[Data provided]
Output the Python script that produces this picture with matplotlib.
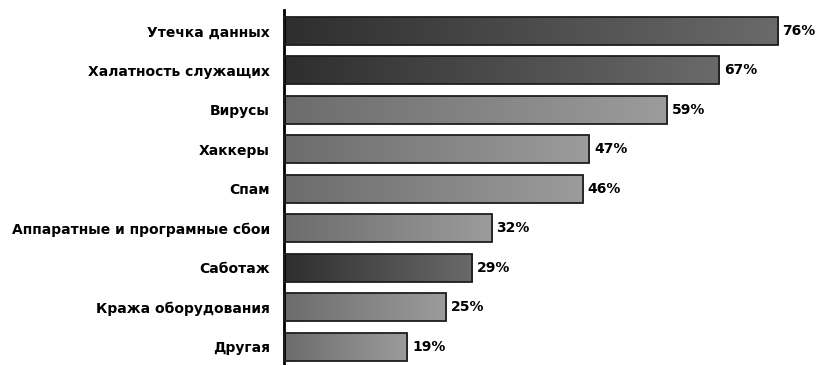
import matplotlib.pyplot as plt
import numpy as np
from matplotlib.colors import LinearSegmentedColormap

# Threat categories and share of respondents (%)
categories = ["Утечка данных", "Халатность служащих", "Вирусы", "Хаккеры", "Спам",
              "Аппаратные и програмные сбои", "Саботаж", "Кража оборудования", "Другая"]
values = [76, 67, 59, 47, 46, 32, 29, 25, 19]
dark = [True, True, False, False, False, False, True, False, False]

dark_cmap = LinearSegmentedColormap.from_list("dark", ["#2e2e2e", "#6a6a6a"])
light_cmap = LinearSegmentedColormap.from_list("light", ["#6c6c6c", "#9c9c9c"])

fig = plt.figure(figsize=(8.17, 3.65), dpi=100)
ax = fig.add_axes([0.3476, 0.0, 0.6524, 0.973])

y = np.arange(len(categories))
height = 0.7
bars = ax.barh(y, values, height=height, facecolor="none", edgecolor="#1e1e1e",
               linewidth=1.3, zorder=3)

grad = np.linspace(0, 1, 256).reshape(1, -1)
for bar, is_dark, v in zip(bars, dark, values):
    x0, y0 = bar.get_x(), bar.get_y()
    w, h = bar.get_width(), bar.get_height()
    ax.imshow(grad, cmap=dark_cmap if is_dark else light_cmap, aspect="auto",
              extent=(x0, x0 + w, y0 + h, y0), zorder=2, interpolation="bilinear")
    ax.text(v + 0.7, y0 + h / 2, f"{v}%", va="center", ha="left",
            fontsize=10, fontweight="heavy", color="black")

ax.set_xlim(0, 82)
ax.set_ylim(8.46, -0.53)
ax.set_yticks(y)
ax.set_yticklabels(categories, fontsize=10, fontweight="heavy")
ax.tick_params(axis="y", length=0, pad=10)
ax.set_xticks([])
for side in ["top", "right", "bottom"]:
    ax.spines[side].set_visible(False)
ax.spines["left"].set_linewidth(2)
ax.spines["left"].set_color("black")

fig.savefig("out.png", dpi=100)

[Written request] The material above must be printed exactly, with its pictures left out.

[Reply]
Output the Python script that produces this picture with matplotlib.
import matplotlib.pyplot as plt
import numpy as np
from matplotlib.colors import LinearSegmentedColormap

# Threat categories and share of respondents (%)
categories = ["Утечка данных", "Халатность служащих", "Вирусы", "Хаккеры", "Спам",
              "Аппаратные и програмные сбои", "Саботаж", "Кража оборудования", "Другая"]
values = [76, 67, 59, 47, 46, 32, 29, 25, 19]
dark = [True, True, False, False, False, False, True, False, False]

dark_cmap = LinearSegmentedColormap.from_list("dark", ["#2e2e2e", "#6a6a6a"])
light_cmap = LinearSegmentedColormap.from_list("light", ["#6c6c6c", "#9c9c9c"])

fig = plt.figure(figsize=(8.17, 3.65), dpi=100)
ax = fig.add_axes([0.3476, 0.0, 0.6524, 0.973])

y = np.arange(len(categories))
height = 0.7
bars = ax.barh(y, values, height=height, facecolor="none", edgecolor="#1e1e1e",
               linewidth=1.3, zorder=3)

grad = np.linspace(0, 1, 256).reshape(1, -1)
for bar, is_dark, v in zip(bars, dark, values):
    x0, y0 = bar.get_x(), bar.get_y()
    w, h = bar.get_width(), bar.get_height()
    ax.imshow(grad, cmap=dark_cmap if is_dark else light_cmap, aspect="auto",
              extent=(x0, x0 + w, y0 + h, y0), zorder=2, interpolation="bilinear")
    ax.text(v + 0.7, y0 + h / 2, f"{v}%", va="center", ha="left",
            fontsize=10, fontweight="heavy", color="black")

ax.set_xlim(0, 82)
ax.set_ylim(8.46, -0.53)
ax.set_yticks(y)
ax.set_yticklabels(categories, fontsize=10, fontweight="heavy")
ax.tick_params(axis="y", length=0, pad=10)
ax.set_xticks([])
for side in ["top", "right", "bottom"]:
    ax.spines[side].set_visible(False)
ax.spines["left"].set_linewidth(2)
ax.spines["left"].set_color("black")

fig.savefig("out.png", dpi=100)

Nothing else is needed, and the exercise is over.